Rod had to take a leak, so convincing him to stop along the banks of the River Tweed was a cinch. The Tweed, for at least part of its journey, forms the border between Merry Old England and Grumpy Olde Scotland. And even though Scotland is, indeed, grumpier than England, I tend to like Scotland more. Sure, the food is just as horrific and the beer just as crummy, but Scotland is funnier, more scenic and the whisky is, well, it’s Scotch, fay fook’s sake. Sounds great, huh? In fact, you may even be thinking of thumbing it out to the Boise airport and booking a cheap flight to the highlands. Well, think again, Angus. Scotland is expensive as fuck. There’s no fishing on Sunday and if, unlike me, you actually get around to fishing, be prepared to take out a second mortgage on your home.

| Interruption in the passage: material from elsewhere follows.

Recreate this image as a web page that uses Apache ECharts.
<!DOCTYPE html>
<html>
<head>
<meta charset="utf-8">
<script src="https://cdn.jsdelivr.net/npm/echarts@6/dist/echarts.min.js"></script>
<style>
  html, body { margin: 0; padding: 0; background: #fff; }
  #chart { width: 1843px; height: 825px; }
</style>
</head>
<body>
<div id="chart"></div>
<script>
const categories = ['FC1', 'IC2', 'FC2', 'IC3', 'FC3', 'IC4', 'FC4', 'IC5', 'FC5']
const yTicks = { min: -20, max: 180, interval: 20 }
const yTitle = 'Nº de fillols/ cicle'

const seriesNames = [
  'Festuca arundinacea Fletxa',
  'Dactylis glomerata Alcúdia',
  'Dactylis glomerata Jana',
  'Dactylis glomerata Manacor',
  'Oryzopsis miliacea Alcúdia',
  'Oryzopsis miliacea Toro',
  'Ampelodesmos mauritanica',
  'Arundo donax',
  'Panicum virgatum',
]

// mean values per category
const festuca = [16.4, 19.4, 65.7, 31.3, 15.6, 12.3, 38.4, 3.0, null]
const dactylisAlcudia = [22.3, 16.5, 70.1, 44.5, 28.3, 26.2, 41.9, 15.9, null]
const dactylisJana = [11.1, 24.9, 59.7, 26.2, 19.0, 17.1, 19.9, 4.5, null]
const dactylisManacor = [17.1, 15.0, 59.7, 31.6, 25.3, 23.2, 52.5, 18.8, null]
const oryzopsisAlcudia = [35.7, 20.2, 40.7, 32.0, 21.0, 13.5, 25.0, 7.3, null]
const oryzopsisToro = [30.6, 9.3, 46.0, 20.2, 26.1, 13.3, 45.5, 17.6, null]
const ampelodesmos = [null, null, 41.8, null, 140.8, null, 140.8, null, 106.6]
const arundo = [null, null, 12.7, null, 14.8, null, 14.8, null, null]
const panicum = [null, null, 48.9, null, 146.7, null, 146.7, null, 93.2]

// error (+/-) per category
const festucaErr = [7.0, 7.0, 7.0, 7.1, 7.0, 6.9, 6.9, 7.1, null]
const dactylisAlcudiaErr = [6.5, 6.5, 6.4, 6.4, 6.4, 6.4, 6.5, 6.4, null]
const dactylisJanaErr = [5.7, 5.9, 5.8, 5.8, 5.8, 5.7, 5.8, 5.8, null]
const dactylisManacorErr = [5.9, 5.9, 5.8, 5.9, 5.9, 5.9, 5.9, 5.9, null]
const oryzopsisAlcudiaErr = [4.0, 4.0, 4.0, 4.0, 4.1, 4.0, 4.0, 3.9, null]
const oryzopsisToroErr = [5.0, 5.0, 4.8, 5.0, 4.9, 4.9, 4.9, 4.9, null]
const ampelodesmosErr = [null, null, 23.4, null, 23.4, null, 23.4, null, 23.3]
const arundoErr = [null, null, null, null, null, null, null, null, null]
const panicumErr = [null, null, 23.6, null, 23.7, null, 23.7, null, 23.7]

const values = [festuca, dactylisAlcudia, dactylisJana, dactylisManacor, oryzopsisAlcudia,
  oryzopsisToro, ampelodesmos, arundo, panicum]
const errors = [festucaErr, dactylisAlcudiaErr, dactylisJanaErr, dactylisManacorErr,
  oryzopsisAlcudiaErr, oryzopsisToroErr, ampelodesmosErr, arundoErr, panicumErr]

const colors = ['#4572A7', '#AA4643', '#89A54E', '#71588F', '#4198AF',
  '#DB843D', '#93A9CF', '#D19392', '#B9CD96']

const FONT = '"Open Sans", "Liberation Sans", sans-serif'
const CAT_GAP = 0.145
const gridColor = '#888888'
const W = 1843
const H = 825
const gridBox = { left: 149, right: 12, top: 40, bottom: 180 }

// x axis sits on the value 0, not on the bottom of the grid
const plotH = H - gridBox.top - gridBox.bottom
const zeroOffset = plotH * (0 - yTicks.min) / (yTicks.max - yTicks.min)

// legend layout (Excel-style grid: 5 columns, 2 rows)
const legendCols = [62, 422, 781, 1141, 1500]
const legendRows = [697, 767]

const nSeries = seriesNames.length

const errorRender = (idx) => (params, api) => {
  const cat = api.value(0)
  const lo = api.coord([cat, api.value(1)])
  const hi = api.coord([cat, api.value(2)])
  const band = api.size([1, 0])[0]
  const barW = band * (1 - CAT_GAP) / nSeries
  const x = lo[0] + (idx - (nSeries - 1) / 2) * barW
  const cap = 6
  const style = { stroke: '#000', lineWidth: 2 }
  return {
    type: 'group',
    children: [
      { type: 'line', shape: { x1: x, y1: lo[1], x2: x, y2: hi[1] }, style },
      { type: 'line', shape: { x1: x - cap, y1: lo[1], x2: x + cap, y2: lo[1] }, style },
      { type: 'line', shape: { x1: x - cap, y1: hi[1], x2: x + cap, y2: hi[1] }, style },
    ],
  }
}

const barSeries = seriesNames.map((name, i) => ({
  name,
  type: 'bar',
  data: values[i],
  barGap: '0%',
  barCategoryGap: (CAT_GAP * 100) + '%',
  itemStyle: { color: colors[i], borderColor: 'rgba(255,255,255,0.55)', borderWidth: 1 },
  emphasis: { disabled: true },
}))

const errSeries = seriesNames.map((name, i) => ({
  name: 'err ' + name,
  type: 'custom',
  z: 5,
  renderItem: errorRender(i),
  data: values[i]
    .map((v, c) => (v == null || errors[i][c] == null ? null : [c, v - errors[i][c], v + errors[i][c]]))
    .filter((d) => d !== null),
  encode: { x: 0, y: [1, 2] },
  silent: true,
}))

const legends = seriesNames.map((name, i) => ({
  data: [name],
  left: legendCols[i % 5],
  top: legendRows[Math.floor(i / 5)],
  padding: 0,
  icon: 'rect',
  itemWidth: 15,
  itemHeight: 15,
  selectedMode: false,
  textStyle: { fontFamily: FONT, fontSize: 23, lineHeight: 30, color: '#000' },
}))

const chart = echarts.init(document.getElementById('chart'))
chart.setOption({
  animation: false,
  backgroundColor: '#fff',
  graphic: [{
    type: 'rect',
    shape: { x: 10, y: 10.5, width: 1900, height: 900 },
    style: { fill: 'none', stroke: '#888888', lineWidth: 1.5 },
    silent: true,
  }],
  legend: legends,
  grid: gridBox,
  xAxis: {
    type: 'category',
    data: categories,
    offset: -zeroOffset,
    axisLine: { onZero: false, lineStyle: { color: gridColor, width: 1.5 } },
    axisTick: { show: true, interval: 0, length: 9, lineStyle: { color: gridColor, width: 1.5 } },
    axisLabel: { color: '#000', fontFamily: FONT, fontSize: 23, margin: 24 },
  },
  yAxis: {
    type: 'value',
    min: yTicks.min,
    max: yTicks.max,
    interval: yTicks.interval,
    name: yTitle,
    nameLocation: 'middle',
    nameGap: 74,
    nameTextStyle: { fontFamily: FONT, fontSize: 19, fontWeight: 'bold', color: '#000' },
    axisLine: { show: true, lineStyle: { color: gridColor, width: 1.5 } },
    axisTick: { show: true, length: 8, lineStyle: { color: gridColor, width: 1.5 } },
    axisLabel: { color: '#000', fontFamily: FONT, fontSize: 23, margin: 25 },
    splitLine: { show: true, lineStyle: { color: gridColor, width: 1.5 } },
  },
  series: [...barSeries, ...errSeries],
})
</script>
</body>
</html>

We were heading north, up to a gig in Edinburgh, and I hopped out of the car on the English side of the Tweed and high-tailed it down a path toward the water, camera in hand. I had just crossed a gate and was 25 yards from the river when I came up short.  Ay! Fay Fook Sake. Wha thay bloody fook? But there it was, the sign that confirmed my worst fears regarding fishing in the UK — all that permitting, private water, upstream, dry-flies-only-on-days-ending-in-y business. There it was — finally — proof!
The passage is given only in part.